*GIVEN PROBLEM*. Each entry below should be returned exactly as is, with the pictures removed.
== ENTRIES SUPPLIED ==
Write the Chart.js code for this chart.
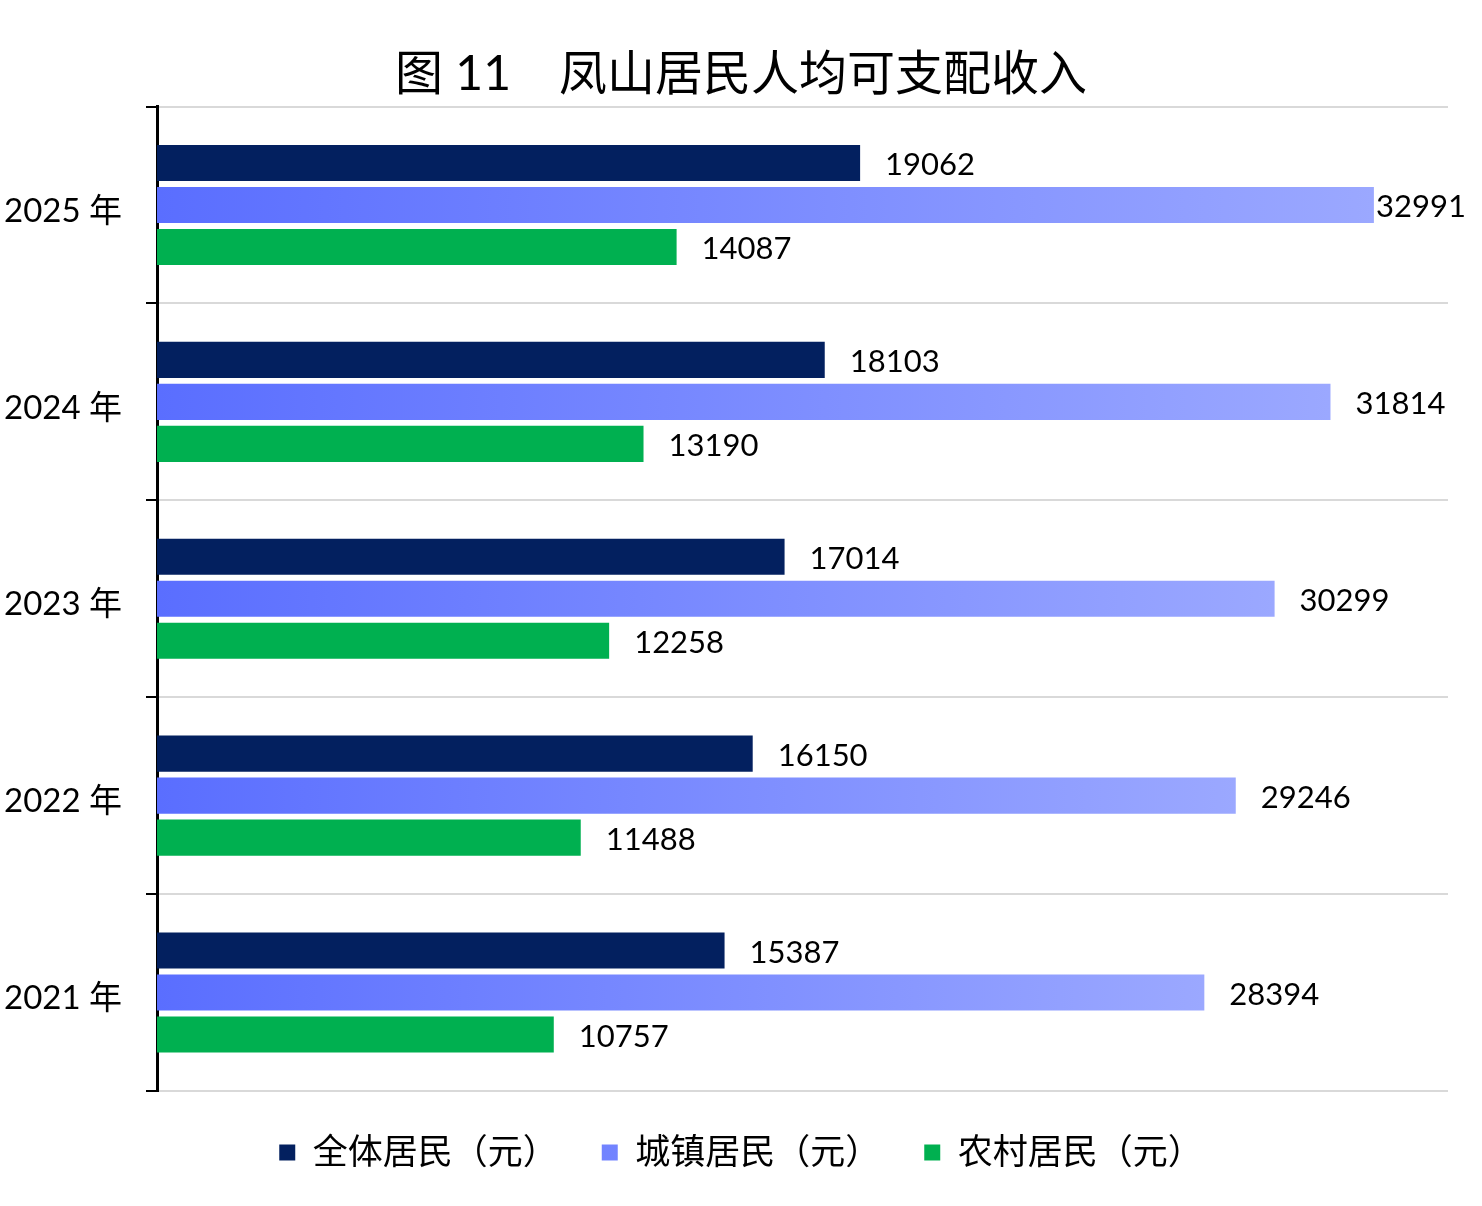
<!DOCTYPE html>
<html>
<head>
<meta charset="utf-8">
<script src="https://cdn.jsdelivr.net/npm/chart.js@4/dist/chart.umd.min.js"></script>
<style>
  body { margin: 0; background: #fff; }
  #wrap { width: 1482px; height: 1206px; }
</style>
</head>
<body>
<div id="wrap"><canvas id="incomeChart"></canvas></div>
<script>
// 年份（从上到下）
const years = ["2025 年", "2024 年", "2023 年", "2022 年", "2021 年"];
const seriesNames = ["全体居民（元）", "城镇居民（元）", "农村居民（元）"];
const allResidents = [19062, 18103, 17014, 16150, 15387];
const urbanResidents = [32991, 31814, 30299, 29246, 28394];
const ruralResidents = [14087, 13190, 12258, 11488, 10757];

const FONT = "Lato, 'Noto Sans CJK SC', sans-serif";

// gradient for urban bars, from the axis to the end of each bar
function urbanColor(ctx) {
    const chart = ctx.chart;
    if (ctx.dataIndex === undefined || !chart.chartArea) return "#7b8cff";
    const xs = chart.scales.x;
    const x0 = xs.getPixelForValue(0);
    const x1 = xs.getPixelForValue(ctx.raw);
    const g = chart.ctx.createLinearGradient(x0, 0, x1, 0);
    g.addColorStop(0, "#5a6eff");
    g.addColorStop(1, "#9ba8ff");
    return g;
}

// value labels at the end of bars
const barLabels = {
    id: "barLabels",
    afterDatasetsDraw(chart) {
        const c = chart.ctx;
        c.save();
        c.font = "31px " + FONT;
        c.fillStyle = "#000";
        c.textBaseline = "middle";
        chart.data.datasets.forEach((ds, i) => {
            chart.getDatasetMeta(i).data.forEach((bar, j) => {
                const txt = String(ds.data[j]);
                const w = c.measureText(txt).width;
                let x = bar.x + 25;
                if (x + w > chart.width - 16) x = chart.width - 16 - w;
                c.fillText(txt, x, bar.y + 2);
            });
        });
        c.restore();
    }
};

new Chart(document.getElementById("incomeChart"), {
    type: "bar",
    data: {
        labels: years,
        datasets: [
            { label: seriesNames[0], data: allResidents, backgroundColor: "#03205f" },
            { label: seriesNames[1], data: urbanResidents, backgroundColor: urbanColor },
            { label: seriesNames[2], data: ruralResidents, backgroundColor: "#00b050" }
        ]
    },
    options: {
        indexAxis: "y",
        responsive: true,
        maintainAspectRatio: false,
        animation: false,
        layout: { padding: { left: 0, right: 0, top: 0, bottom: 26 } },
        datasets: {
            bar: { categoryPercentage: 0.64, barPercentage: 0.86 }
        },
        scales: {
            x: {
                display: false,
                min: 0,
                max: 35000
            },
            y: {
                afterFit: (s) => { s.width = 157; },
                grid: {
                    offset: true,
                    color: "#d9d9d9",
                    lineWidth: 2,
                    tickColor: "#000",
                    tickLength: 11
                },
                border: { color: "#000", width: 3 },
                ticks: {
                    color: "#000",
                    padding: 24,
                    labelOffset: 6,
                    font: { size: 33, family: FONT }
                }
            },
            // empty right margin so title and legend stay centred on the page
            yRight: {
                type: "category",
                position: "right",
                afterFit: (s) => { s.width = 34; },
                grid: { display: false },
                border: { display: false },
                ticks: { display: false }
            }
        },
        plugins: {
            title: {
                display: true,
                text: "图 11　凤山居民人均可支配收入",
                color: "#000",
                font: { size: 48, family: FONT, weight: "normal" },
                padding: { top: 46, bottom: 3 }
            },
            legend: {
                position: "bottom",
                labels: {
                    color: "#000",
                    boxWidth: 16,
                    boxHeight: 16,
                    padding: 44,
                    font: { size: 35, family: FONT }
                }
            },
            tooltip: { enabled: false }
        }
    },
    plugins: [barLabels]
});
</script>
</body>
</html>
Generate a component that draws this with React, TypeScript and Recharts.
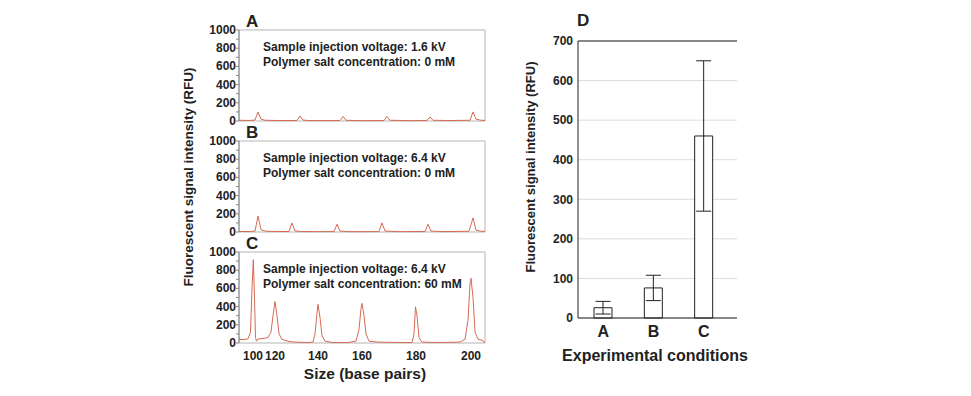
===
*OUTPUT BELOW*.
Write the Chart.js code for this chart.
<!DOCTYPE html>
<html>
<head>
<meta charset="utf-8">
<script src="https://cdn.jsdelivr.net/npm/chart.js@4/dist/chart.umd.min.js"></script>
<style>
  body { margin: 0; background: #fff; }
  #wrap { width: 1482px; height: 1206px; }
</style>
</head>
<body>
<div id="wrap"><canvas id="incomeChart"></canvas></div>
<script>
// 年份（从上到下）
const years = ["2025 年", "2024 年", "2023 年", "2022 年", "2021 年"];
const seriesNames = ["全体居民（元）", "城镇居民（元）", "农村居民（元）"];
const allResidents = [19062, 18103, 17014, 16150, 15387];
const urbanResidents = [32991, 31814, 30299, 29246, 28394];
const ruralResidents = [14087, 13190, 12258, 11488, 10757];

const FONT = "Lato, 'Noto Sans CJK SC', sans-serif";

// gradient for urban bars, from the axis to the end of each bar
function urbanColor(ctx) {
    const chart = ctx.chart;
    if (ctx.dataIndex === undefined || !chart.chartArea) return "#7b8cff";
    const xs = chart.scales.x;
    const x0 = xs.getPixelForValue(0);
    const x1 = xs.getPixelForValue(ctx.raw);
    const g = chart.ctx.createLinearGradient(x0, 0, x1, 0);
    g.addColorStop(0, "#5a6eff");
    g.addColorStop(1, "#9ba8ff");
    return g;
}

// value labels at the end of bars
const barLabels = {
    id: "barLabels",
    afterDatasetsDraw(chart) {
        const c = chart.ctx;
        c.save();
        c.font = "31px " + FONT;
        c.fillStyle = "#000";
        c.textBaseline = "middle";
        chart.data.datasets.forEach((ds, i) => {
            chart.getDatasetMeta(i).data.forEach((bar, j) => {
                const txt = String(ds.data[j]);
                const w = c.measureText(txt).width;
                let x = bar.x + 25;
                if (x + w > chart.width - 16) x = chart.width - 16 - w;
                c.fillText(txt, x, bar.y + 2);
            });
        });
        c.restore();
    }
};

new Chart(document.getElementById("incomeChart"), {
    type: "bar",
    data: {
        labels: years,
        datasets: [
            { label: seriesNames[0], data: allResidents, backgroundColor: "#03205f" },
            { label: seriesNames[1], data: urbanResidents, backgroundColor: urbanColor },
            { label: seriesNames[2], data: ruralResidents, backgroundColor: "#00b050" }
        ]
    },
    options: {
        indexAxis: "y",
        responsive: true,
        maintainAspectRatio: false,
        animation: false,
        layout: { padding: { left: 0, right: 0, top: 0, bottom: 26 } },
        datasets: {
            bar: { categoryPercentage: 0.64, barPercentage: 0.86 }
        },
        scales: {
            x: {
                display: false,
                min: 0,
                max: 35000
            },
            y: {
                afterFit: (s) => { s.width = 157; },
                grid: {
                    offset: true,
                    color: "#d9d9d9",
                    lineWidth: 2,
                    tickColor: "#000",
                    tickLength: 11
                },
                border: { color: "#000", width: 3 },
                ticks: {
                    color: "#000",
                    padding: 24,
                    labelOffset: 6,
                    font: { size: 33, family: FONT }
                }
            },
            // empty right margin so title and legend stay centred on the page
            yRight: {
                type: "category",
                position: "right",
                afterFit: (s) => { s.width = 34; },
                grid: { display: false },
                border: { display: false },
                ticks: { display: false }
            }
        },
        plugins: {
            title: {
                display: true,
                text: "图 11　凤山居民人均可支配收入",
                color: "#000",
                font: { size: 48, family: FONT, weight: "normal" },
                padding: { top: 46, bottom: 3 }
            },
            legend: {
                position: "bottom",
                labels: {
                    color: "#000",
                    boxWidth: 16,
                    boxHeight: 16,
                    padding: 44,
                    font: { size: 35, family: FONT }
                }
            },
            tooltip: { enabled: false }
        }
    },
    plugins: [barLabels]
});
</script>
</body>
</html>
Generate a component that draws this with React, TypeScript and Recharts.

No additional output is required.